══ Available data ══

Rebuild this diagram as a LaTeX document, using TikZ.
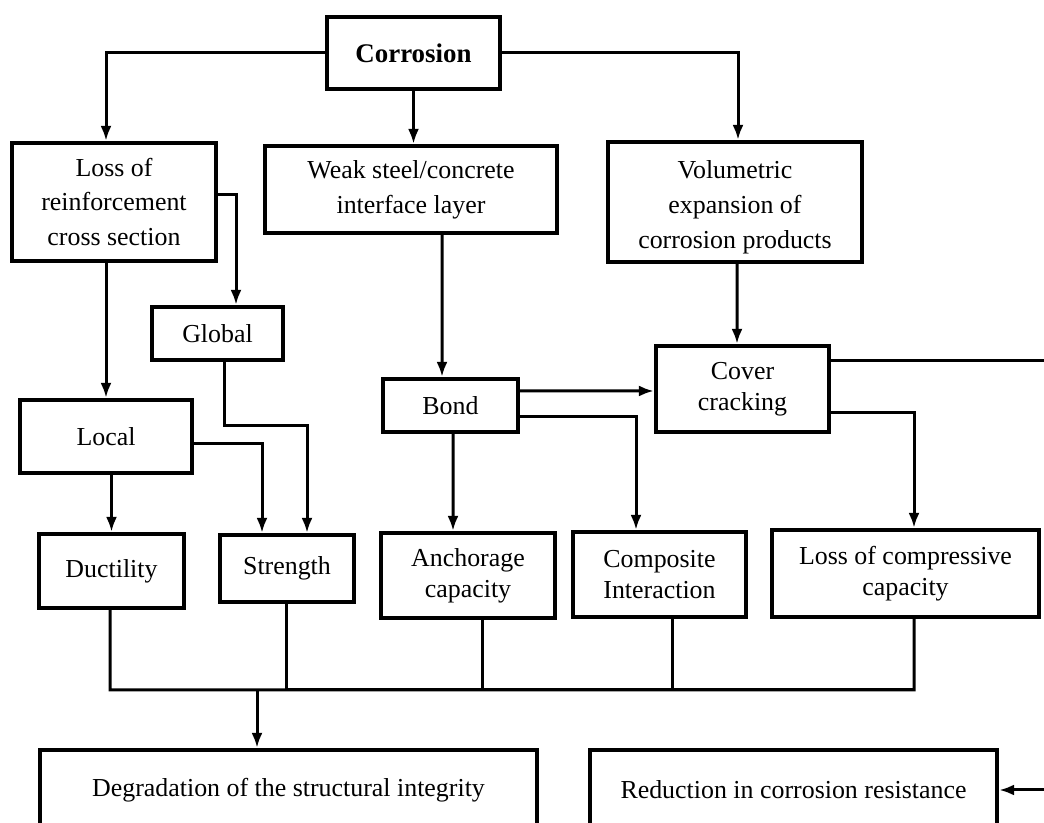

═══
══ Available data ══

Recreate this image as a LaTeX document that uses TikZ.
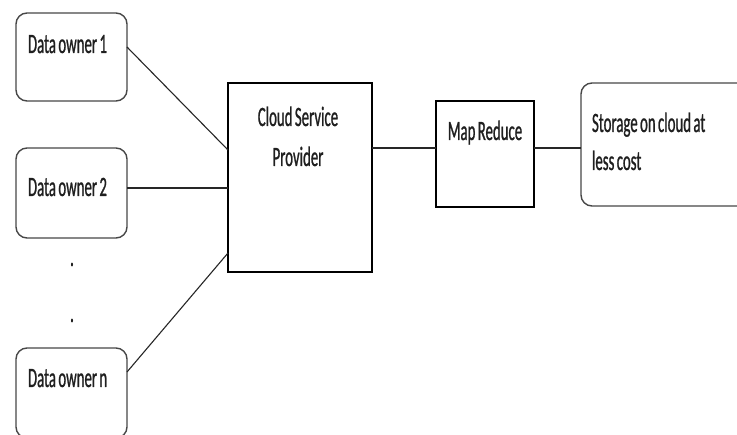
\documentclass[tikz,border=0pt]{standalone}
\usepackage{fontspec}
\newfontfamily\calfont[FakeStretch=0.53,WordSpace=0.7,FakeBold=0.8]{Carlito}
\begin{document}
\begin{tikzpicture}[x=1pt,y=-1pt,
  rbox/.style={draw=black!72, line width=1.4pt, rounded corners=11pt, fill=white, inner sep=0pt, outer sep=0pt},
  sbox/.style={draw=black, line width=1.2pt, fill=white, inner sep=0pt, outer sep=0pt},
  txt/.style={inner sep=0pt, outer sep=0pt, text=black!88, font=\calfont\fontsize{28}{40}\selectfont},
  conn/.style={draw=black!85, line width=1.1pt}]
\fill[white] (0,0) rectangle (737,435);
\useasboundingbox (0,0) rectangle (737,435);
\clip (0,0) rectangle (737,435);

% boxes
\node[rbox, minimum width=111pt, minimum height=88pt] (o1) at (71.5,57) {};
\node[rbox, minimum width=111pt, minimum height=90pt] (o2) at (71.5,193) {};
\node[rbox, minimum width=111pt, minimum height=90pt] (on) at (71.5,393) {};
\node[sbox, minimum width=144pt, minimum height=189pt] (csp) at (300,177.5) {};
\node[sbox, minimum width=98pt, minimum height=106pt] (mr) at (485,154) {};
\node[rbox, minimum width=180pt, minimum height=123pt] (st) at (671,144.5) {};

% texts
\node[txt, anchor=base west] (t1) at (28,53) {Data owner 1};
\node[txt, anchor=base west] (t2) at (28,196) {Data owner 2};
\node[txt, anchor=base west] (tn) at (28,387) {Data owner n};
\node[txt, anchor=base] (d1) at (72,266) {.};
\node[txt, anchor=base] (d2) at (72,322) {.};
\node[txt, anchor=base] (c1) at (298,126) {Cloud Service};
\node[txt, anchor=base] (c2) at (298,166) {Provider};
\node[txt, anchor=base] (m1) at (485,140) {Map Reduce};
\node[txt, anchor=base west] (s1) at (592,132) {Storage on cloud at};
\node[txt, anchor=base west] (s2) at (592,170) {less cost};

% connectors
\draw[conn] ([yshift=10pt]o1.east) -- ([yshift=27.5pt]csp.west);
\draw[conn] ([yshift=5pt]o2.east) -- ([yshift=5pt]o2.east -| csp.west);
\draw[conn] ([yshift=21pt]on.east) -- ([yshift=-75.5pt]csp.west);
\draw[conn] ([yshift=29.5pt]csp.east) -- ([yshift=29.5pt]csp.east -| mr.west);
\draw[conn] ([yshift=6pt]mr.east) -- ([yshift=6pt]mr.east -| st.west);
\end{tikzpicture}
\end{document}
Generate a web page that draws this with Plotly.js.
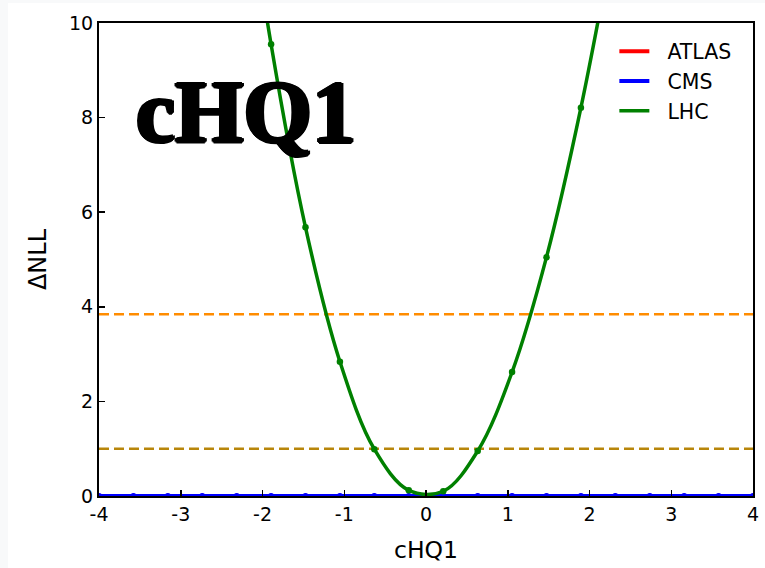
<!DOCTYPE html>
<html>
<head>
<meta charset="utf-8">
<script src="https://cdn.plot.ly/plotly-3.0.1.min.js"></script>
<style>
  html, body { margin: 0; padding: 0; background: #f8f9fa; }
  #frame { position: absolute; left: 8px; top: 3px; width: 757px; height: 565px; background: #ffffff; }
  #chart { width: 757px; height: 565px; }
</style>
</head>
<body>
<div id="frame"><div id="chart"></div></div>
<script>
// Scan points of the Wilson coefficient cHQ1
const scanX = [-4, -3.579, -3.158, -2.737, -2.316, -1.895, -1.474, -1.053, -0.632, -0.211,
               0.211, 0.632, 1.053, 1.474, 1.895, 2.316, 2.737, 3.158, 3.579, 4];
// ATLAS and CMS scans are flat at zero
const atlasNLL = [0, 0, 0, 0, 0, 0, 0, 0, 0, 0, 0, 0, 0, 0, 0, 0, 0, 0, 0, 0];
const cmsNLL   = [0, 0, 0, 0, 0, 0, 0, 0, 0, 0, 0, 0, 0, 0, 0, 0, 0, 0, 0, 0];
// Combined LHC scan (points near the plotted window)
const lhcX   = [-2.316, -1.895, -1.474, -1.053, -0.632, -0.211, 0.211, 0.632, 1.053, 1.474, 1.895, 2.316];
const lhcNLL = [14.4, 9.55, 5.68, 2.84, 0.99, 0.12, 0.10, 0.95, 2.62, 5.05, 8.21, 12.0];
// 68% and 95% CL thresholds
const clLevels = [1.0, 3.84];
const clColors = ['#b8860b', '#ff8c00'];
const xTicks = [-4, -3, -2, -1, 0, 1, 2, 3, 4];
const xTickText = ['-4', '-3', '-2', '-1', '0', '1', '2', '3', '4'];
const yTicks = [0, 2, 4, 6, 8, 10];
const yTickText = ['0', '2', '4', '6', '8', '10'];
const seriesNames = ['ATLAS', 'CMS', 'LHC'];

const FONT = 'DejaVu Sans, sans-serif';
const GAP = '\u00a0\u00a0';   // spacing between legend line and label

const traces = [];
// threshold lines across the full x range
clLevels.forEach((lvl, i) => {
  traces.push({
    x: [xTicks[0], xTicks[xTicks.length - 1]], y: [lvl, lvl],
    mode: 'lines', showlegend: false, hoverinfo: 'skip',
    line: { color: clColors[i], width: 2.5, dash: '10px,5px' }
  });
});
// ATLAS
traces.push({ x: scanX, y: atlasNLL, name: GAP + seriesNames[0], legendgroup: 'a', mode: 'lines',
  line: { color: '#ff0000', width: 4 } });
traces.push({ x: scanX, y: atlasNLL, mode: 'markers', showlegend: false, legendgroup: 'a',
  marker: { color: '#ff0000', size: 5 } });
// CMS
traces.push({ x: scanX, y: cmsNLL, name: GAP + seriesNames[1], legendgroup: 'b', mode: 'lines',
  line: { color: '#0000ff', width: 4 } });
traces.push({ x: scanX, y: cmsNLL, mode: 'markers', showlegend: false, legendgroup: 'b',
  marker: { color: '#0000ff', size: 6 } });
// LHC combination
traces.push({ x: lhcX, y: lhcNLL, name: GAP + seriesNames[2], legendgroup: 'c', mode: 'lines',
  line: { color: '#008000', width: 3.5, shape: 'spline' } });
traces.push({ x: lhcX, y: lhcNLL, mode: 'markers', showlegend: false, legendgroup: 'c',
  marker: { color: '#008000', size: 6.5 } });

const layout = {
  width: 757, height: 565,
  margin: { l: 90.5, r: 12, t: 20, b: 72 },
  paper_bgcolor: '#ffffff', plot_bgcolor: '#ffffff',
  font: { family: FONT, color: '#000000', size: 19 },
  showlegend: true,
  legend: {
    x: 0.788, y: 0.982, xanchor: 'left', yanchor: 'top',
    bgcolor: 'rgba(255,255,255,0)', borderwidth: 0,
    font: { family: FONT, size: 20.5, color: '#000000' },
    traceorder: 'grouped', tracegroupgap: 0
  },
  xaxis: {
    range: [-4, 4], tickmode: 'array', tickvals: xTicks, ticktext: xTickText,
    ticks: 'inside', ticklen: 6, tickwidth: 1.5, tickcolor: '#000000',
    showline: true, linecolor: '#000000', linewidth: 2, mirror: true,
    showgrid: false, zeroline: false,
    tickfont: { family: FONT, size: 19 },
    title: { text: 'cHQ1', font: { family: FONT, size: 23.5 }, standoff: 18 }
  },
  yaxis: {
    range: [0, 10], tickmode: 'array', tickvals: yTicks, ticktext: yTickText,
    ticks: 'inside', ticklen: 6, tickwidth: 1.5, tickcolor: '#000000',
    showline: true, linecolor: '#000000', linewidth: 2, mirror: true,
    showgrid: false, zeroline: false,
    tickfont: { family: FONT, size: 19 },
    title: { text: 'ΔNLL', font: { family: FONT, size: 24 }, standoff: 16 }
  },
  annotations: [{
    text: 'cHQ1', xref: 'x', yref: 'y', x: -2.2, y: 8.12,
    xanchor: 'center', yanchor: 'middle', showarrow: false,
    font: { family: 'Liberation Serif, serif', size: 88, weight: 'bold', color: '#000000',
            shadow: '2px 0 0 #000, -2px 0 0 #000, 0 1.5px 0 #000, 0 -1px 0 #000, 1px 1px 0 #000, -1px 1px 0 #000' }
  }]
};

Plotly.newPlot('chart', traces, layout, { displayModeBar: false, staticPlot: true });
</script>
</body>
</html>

═══

■ **Task goal**
Copy nothing but the lines above that run from the one with "Recreate this image" to the one with "anchor=base west] (s2)", ends included; pictures stay out.

■ **Solved exercise**
Recreate this image as a LaTeX document that uses TikZ.
\documentclass[tikz,border=0pt]{standalone}
\usepackage{fontspec}
\newfontfamily\calfont[FakeStretch=0.53,WordSpace=0.7,FakeBold=0.8]{Carlito}
\begin{document}
\begin{tikzpicture}[x=1pt,y=-1pt,
  rbox/.style={draw=black!72, line width=1.4pt, rounded corners=11pt, fill=white, inner sep=0pt, outer sep=0pt},
  sbox/.style={draw=black, line width=1.2pt, fill=white, inner sep=0pt, outer sep=0pt},
  txt/.style={inner sep=0pt, outer sep=0pt, text=black!88, font=\calfont\fontsize{28}{40}\selectfont},
  conn/.style={draw=black!85, line width=1.1pt}]
\fill[white] (0,0) rectangle (737,435);
\useasboundingbox (0,0) rectangle (737,435);
\clip (0,0) rectangle (737,435);

% boxes
\node[rbox, minimum width=111pt, minimum height=88pt] (o1) at (71.5,57) {};
\node[rbox, minimum width=111pt, minimum height=90pt] (o2) at (71.5,193) {};
\node[rbox, minimum width=111pt, minimum height=90pt] (on) at (71.5,393) {};
\node[sbox, minimum width=144pt, minimum height=189pt] (csp) at (300,177.5) {};
\node[sbox, minimum width=98pt, minimum height=106pt] (mr) at (485,154) {};
\node[rbox, minimum width=180pt, minimum height=123pt] (st) at (671,144.5) {};

% texts
\node[txt, anchor=base west] (t1) at (28,53) {Data owner 1};
\node[txt, anchor=base west] (t2) at (28,196) {Data owner 2};
\node[txt, anchor=base west] (tn) at (28,387) {Data owner n};
\node[txt, anchor=base] (d1) at (72,266) {.};
\node[txt, anchor=base] (d2) at (72,322) {.};
\node[txt, anchor=base] (c1) at (298,126) {Cloud Service};
\node[txt, anchor=base] (c2) at (298,166) {Provider};
\node[txt, anchor=base] (m1) at (485,140) {Map Reduce};
\node[txt, anchor=base west] (s1) at (592,132) {Storage on cloud at};
\node[txt, anchor=base west] (s2) at (592,170) {less cost};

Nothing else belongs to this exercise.